⟨
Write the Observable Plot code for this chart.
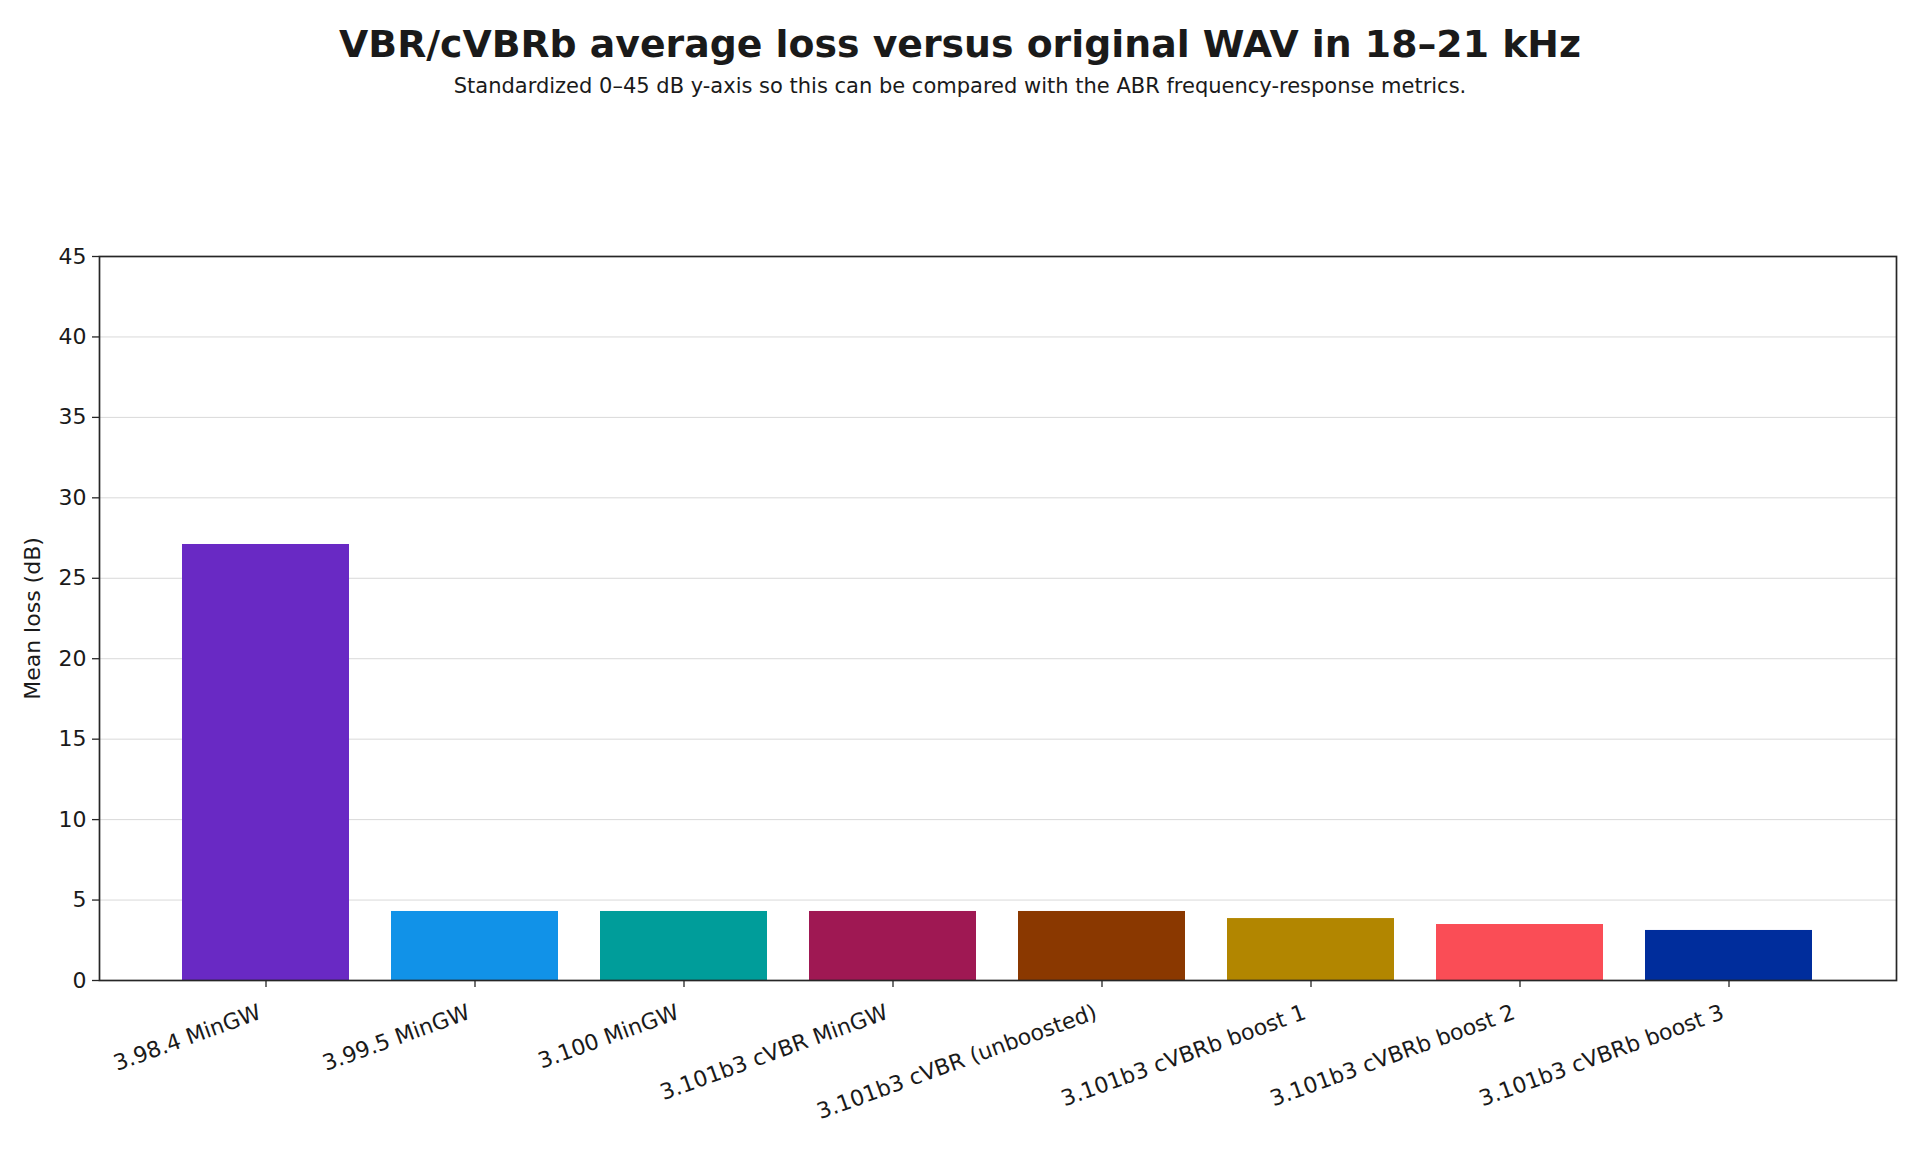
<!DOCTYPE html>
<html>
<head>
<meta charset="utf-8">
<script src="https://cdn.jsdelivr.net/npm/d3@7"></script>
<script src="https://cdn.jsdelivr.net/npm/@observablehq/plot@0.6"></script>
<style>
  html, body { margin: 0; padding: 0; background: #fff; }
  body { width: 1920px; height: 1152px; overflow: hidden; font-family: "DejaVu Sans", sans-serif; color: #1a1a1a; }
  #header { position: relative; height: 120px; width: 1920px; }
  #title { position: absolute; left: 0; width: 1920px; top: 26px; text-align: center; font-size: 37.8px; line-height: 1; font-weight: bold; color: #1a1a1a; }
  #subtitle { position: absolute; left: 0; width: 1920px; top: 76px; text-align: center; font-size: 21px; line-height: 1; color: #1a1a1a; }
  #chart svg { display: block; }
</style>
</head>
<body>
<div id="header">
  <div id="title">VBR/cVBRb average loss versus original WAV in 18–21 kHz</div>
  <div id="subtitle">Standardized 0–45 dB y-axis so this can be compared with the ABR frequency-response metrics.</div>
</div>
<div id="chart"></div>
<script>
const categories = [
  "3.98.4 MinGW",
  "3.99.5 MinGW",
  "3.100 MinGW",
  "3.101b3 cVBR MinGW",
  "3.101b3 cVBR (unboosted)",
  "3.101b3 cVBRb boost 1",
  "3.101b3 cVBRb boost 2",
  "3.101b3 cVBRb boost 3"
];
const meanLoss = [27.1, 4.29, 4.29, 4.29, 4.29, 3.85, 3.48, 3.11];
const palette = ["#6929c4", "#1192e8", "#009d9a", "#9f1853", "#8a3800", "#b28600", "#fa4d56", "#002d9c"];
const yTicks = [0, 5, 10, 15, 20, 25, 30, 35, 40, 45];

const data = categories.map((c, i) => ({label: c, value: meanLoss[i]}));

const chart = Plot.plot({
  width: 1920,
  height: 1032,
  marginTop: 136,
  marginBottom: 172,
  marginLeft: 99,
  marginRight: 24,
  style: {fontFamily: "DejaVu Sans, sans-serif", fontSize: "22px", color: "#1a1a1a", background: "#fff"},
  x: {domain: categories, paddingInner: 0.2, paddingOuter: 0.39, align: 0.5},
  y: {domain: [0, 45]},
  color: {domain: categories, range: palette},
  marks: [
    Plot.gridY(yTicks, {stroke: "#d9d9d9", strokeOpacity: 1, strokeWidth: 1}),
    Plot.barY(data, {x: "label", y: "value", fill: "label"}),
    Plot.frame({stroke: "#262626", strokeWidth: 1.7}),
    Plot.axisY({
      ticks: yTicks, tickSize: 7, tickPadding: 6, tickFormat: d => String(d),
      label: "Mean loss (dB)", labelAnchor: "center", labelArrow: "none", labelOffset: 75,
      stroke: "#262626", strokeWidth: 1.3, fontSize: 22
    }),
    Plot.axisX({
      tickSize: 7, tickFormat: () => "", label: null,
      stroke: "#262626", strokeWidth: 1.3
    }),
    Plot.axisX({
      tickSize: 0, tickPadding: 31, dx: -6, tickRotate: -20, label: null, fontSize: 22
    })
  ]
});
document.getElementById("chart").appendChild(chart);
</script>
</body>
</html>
⟩
_What you need to do_: Quote the material exactly. Pictures stay out.

_Solution to this exercise_:
Write the Observable Plot code for this chart.
<!DOCTYPE html>
<html>
<head>
<meta charset="utf-8">
<script src="https://cdn.jsdelivr.net/npm/d3@7"></script>
<script src="https://cdn.jsdelivr.net/npm/@observablehq/plot@0.6"></script>
<style>
  html, body { margin: 0; padding: 0; background: #fff; }
  body { width: 1920px; height: 1152px; overflow: hidden; font-family: "DejaVu Sans", sans-serif; color: #1a1a1a; }
  #header { position: relative; height: 120px; width: 1920px; }
  #title { position: absolute; left: 0; width: 1920px; top: 26px; text-align: center; font-size: 37.8px; line-height: 1; font-weight: bold; color: #1a1a1a; }
  #subtitle { position: absolute; left: 0; width: 1920px; top: 76px; text-align: center; font-size: 21px; line-height: 1; color: #1a1a1a; }
  #chart svg { display: block; }
</style>
</head>
<body>
<div id="header">
  <div id="title">VBR/cVBRb average loss versus original WAV in 18–21 kHz</div>
  <div id="subtitle">Standardized 0–45 dB y-axis so this can be compared with the ABR frequency-response metrics.</div>
</div>
<div id="chart"></div>
<script>
const categories = [
  "3.98.4 MinGW",
  "3.99.5 MinGW",
  "3.100 MinGW",
  "3.101b3 cVBR MinGW",
  "3.101b3 cVBR (unboosted)",
  "3.101b3 cVBRb boost 1",
  "3.101b3 cVBRb boost 2",
  "3.101b3 cVBRb boost 3"
];
const meanLoss = [27.1, 4.29, 4.29, 4.29, 4.29, 3.85, 3.48, 3.11];
const palette = ["#6929c4", "#1192e8", "#009d9a", "#9f1853", "#8a3800", "#b28600", "#fa4d56", "#002d9c"];
const yTicks = [0, 5, 10, 15, 20, 25, 30, 35, 40, 45];

const data = categories.map((c, i) => ({label: c, value: meanLoss[i]}));

const chart = Plot.plot({
  width: 1920,
  height: 1032,
  marginTop: 136,
  marginBottom: 172,
  marginLeft: 99,
  marginRight: 24,
  style: {fontFamily: "DejaVu Sans, sans-serif", fontSize: "22px", color: "#1a1a1a", background: "#fff"},
  x: {domain: categories, paddingInner: 0.2, paddingOuter: 0.39, align: 0.5},
  y: {domain: [0, 45]},
  color: {domain: categories, range: palette},
  marks: [
    Plot.gridY(yTicks, {stroke: "#d9d9d9", strokeOpacity: 1, strokeWidth: 1}),
    Plot.barY(data, {x: "label", y: "value", fill: "label"}),
    Plot.frame({stroke: "#262626", strokeWidth: 1.7}),
    Plot.axisY({
      ticks: yTicks, tickSize: 7, tickPadding: 6, tickFormat: d => String(d),
      label: "Mean loss (dB)", labelAnchor: "center", labelArrow: "none", labelOffset: 75,
      stroke: "#262626", strokeWidth: 1.3, fontSize: 22
    }),
    Plot.axisX({
      tickSize: 7, tickFormat: () => "", label: null,
      stroke: "#262626", strokeWidth: 1.3
    }),
    Plot.axisX({
      tickSize: 0, tickPadding: 31, dx: -6, tickRotate: -20, label: null, fontSize: 22
    })
  ]
});
document.getElementById("chart").appendChild(chart);
</script>
</body>
</html>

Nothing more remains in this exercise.